This article belongs to the debate » Choice Architecture in Democracies
08 January 2015

Information and Paternalism

Disclosure mandates are often considered to be the least paternalistic of all regulatory techniques. Indeed, information provision is believed to enhance both autonomy and efficiency by facilitating more informed decisionmaking. According to this traditional approach, disclosure regulation – a key instrument in the Nudge toolbox – is beyond reproach. Legitimacy concerns might be raised with respect to other Nudge-type interventions (specifically, the setting of default rules), but not disclosure.

I propose a two-pronged challenge to this conventional wisdom: (1) Behaviorally-informed disclosure regulation is not (only) about information provision in the traditional sense; when we move beyond information provision, ethical questions start popping up. (2) Effective disclosure is necessarily selective, and the selection process raises paternalism/legitimacy concerns. This challenge is developed using examples from the regulation of consumer financial markets.

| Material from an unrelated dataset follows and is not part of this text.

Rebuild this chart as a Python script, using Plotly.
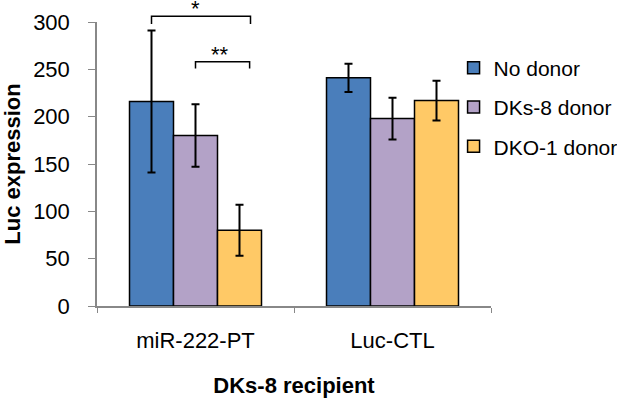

Behavioral economics has transformed disclosure. Disclosure is no longer about the provision of dry, objective information. Framing is crucial. How we disclose can be as important (or more important) than what we disclose. In the mortgage context, consider disclosing the risk of default and foreclosure in a way that invokes the loss frame. Pushing further away from the classical model, disclosure might not even be designed to assist the borrower’s rational System 2 process. Rather, disclosure might be designed to influence decisions through the more intuitive System 1 process. (See Kahneman (2011), Bubb (2014).) Consider graphic warnings on cigarette labels. Or, back to mortgages, vivid descriptions or graphic portrayals of foreclosure. The conventional disclosure model envisions objective provision of information that will then be used by a rational decisionmaker to arrive at better outcomes. The new, behavioral disclosure paradigm severs or, at least, loosens the rational deliberation link between disclosure and outcome, suggesting an alternative channel – mediated by bias and emotion. When disclosure operates through this alternative channel, it deserves more serious scrutiny.

The second prong of the challenge concerns the selection of information to be disclosed. In many contexts, especially in the consumer finance space, decisions are complex and the amount of relevant information is staggering. If all this information is disclosed, consumers – even perfectly rational consumers – would ignore (most of) it. To avoid information overload, disclosure regulation must be selective. Faced with selective disclosure, sophisticated consumers draw rational inferences about undisclosed information. Less sophisticated consumers make biased inferences, or falsely assume that the partial disclosure contains all relevant information. For both groups of consumers, the selection of information for disclosure affects outcomes. And, accordingly, the selection should be subject to scrutiny.

Consider the APR disclosure. The APR is supposed to provide a total cost of credit measure. But cost of credit is subject to interpretation. What fees are included and what fees are excluded? What formula should be used to aggregate different, temporally disparate cost dimensions? Should the APR figure account for the default option and the prepayment option? These regulatory choices carry significant implications. A loan’s APR can vary substantially, depending on the regulator’s answers to these questions.

Finally, the two prongs of the challenge interact in interesting ways. In particular, selection can be achieved by framing: the selected information can be prominently disclosed – in bold face, in large font, singled out in tabular form, whereas non-selected information can be hidden in the background – in the fine-print on the back of the form. The traditional, naïve approach mandates the disclosure of any piece of information deemed relevant, without regard to framing or formatting. Such disclosure may be ineffective, but it is less susceptible to manipulation. The new disclosure is more sophisticated and more nuanced. It is ushering a scientific approach to disclosure design. This behaviorally-informed disclosure is more effective, more powerful and, as a result, potentially more dangerous.

Disclosure is an important regulatory tool and it should remain a central option for regulators. Indeed, the new disclosure paradigm, based on behavioral economics, promises to produce better, more effective disclosure rules. There is a risk, however, that the no-scrutiny mindset, which was fine for the old, powerless disclosure paradigm, will be transferred to the new, powerful disclosure paradigm. The new disclosure should be celebrated. It should also be subject to careful study, and meaningful scrutiny.

References:

Kahneman, Daniel (2011), Thinking Fast and Slow.

Bubb, Ryan (forthcoming), TMI? Why the Optimal Architecture of Disclosure Remains TBD, Michigan Law Review.